In his column for The Catholic Thing, Professor Arkes details the mixed legacy that President Trump and his administration will leave when he departs the White House on January 20th. There were certainly many victories for his administration over the past four years, Arkes writes, such as the confirmation of judges who respect the Constitution, the establishment of peace deals in the Middle East, and the deregulation of the U.S. economy. HHS in particular delivered common sense policies that allowed doctors and nurses to act according to their consciences in moral matters. But Arkes argues that Trump exits the White House with much to be desired, leaving a Republican party without a clear direction and without control of either chamber of Congress. A significant portion of this blame can be laid at the feet of Trump himself, whose brash personality and way of doing things did much harm at times. Ultimately, Arkes concludes, the qualities that drew many to Trump in the beginning and brought him early success dragged him down at the end, exposing a man who lacked the "habits of loyalty and obligation" to lead his country and his party through the challenges that it faced.
Some excerpts from the piece:
“We had here an Administration doing many good things, at many levels, by people who had formed their convictions and cultivated their competencies long before the advent of Trump. And the irony was that at the top of all of this was a man who could not speak in sentences, or explain the rationale behind so many of the policies that his Administration was putting in place.”
“Still, those things could not have been done if he had not touched something in a large portion of the American people, a sense that the governing political class was insensitive to the people they were pleased to rule. Without him, we would not have had three promising appointments to the Supreme Court, along with fifty-four new appellate court judges, who seem inclined to sustain those laws coming from the States, trying to put more limits on abortion.”

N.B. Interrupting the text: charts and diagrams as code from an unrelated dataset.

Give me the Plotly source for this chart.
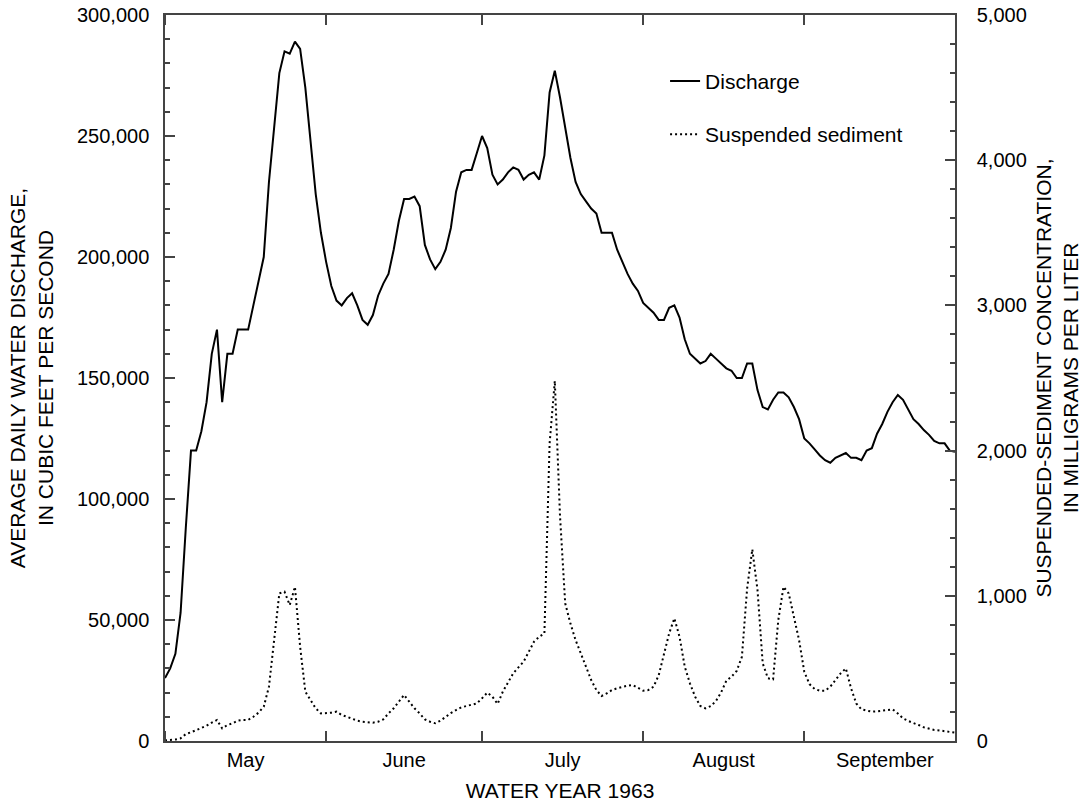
import pandas as pd
import plotly.graph_objects as go

# Daily values, 1 May 1963 - 30 Sep 1963 (water year 1963)
start_date = "1963-05-01"
end_date = "1963-09-30"

discharge_cfs = [
    26000, 30000, 36000, 53000, 88000, 120000, 120000, 128000, 140000, 160000,
    170000, 140000, 160000, 160000, 170000, 170000, 170000, 180000, 190000, 200000,
    231000, 254000, 276000, 285000, 284000, 289000, 286000, 270000, 248000, 226000,
    210000, 198000, 188000, 182000, 180000, 183000, 185000, 180000, 174000, 172000,
    176000, 184000, 189000, 193000, 203000, 215000, 224000, 224000, 225000, 221000,
    205000, 199000, 195000, 198000, 203000, 212000, 227000, 235000, 236000, 236000,
    243000, 250000, 245000, 234000, 230000, 232000, 235000, 237000, 236000, 232000,
    234000, 235000, 232000, 242000, 268000, 277000, 266000, 254000, 241000, 231000,
    226000, 223000, 220000, 218000, 210000, 210000, 210000, 203000, 198000, 193000,
    189000, 186000, 181000, 179000, 177000, 174000, 174000, 179000, 180000, 175000,
    166000, 160000, 158000, 156000, 157000, 160000, 158000, 156000, 154000, 153000,
    150000, 150000, 156000, 156000, 145000, 138000, 137000, 141000, 144000, 144000,
    142000, 138000, 133000, 125000, 123000, 120500, 118000, 116000, 115000, 117000,
    118000, 119000, 117000, 117000, 116000, 120000, 121000, 127000, 131000, 136000,
    140000, 143000, 141000, 137000, 133000, 131000, 128500, 126500, 124000, 123000,
    123000, 120000, 119500,
]

sediment_mg_l = [
    5, 5, 10, 18, 48, 60, 76, 87, 105, 126,
    145, 87, 110, 122, 140, 145, 145, 167, 195, 236,
    374, 695, 1017, 1028, 936, 1062, 649, 340, 282, 225,
    190, 190, 195, 202, 179, 167, 151, 140, 133, 129,
    126, 133, 149, 190, 225, 271, 317, 271, 225, 190,
    149, 133, 122, 140, 167, 192, 213, 232, 241, 248,
    259, 294, 333, 305, 255, 340, 408, 466, 507, 546,
    615, 684, 718, 741, 2050, 2480, 1550, 948, 810, 695,
    604, 512, 420, 351, 310, 328, 351, 363, 374, 381,
    386, 363, 346, 351, 374, 454, 592, 741, 845, 718,
    512, 397, 305, 241, 225, 240, 275, 335, 415, 443,
    483, 580, 1050, 1320, 1040, 535, 432, 425, 833, 1062,
    1017, 867, 695, 477, 392, 358, 346, 346, 374, 420,
    466, 500, 363, 259, 218, 209, 202, 204, 209, 213,
    218, 190, 156, 138, 126, 110, 94, 85, 76, 73,
    69, 64, 57,
]

dates = pd.date_range(start_date, periods=len(discharge_cfs), freq="D")

FONT = "Liberation Sans, Arial, Helvetica, sans-serif"
AXIS_COLOR = "#444444"

fig = go.Figure()
fig.add_trace(go.Scatter(
    x=dates, y=discharge_cfs, name="Discharge", mode="lines",
    line=dict(color="black", width=2), legendgroup="q",
))
fig.add_trace(go.Scatter(
    x=dates, y=sediment_mg_l, name="Suspended sediment", mode="lines",
    line=dict(color="black", width=2, dash="2px,3px"), yaxis="y2", legendgroup="s",
))

fig.update_layout(
    width=1082, height=802,
    margin=dict(l=165, r=127, t=15, b=61, autoexpand=False),
    paper_bgcolor="white", plot_bgcolor="white",
    font=dict(family=FONT, size=20, color="black"),
    showlegend=True,
    legend=dict(
        x=0.633, y=0.937, xanchor="left", yanchor="top",
        bgcolor="rgba(0,0,0,0)", font=dict(size=21),
        traceorder="grouped", tracegroupgap=23,
    ),
    xaxis=dict(
        type="date", range=[start_date, end_date], automargin=False,
        tick0=start_date, dtick="M1", ticklabelmode="period", tickformat="%B",
        ticks="inside", ticklen=10, tickwidth=1.5, tickcolor=AXIS_COLOR,
        showline=True, linecolor=AXIS_COLOR, linewidth=1.5, mirror="ticks",
        showgrid=False, zeroline=False, ticklabelstandoff=0,
        title=dict(text="WATER YEAR 1963", font=dict(size=21), standoff=22),
    ),
    yaxis=dict(
        range=[0, 300000], dtick=50000, tickformat=",d", automargin=False,
        ticks="inside", ticklen=10, tickwidth=1.5, tickcolor=AXIS_COLOR,
        minor=dict(dtick=10000, ticks="inside", ticklen=5, tickwidth=1.5, tickcolor=AXIS_COLOR),
        showline=True, linecolor=AXIS_COLOR, linewidth=1.5,
        showgrid=False, zeroline=False, ticklabelstandoff=10,
        title=dict(text="AVERAGE DAILY WATER DISCHARGE,<br>IN CUBIC FEET PER SECOND",
                   font=dict(size=21), standoff=18),
    ),
    yaxis2=dict(
        overlaying="y", side="right", automargin=False,
        range=[0, 5000], dtick=1000, tickformat=",d",
        ticks="inside", ticklen=10, tickwidth=1.5, tickcolor=AXIS_COLOR,
        minor=dict(dtick=200, ticks="inside", ticklen=5, tickwidth=1.5, tickcolor=AXIS_COLOR),
        showline=True, linecolor=AXIS_COLOR, linewidth=1.5,
        showgrid=False, zeroline=False, ticklabelstandoff=16,
        title=dict(text="SUSPENDED-SEDIMENT CONCENTRATION,<br>IN MILLIGRAMS PER LITER",
                   font=dict(size=21), standoff=10),
    ),
)

fig.write_html("out.html")
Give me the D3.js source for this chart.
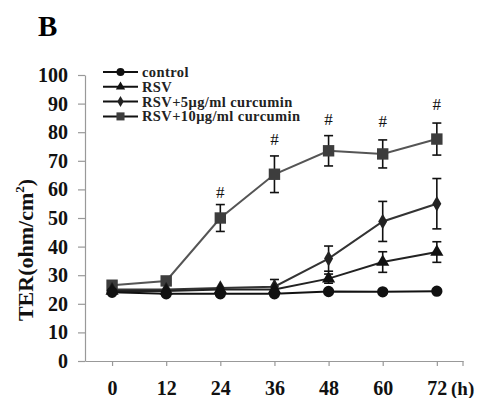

“His appeal was that he had not absorbed the habits cultivated in the political class. And yet his achievements sprang precisely from the policies and perspectives of his party. Trump came apart because he was so consumed by his own anger and grievance that he was willing to press them even at the cost of two Senate seats in Georgia and the loss of the Senate for his party. With that move, so much of his legacy now may be swept away. What he was missing was that finer sense, caught by Edmund Burke, of the habits of loyalty and obligation that were cultivated in a political party.”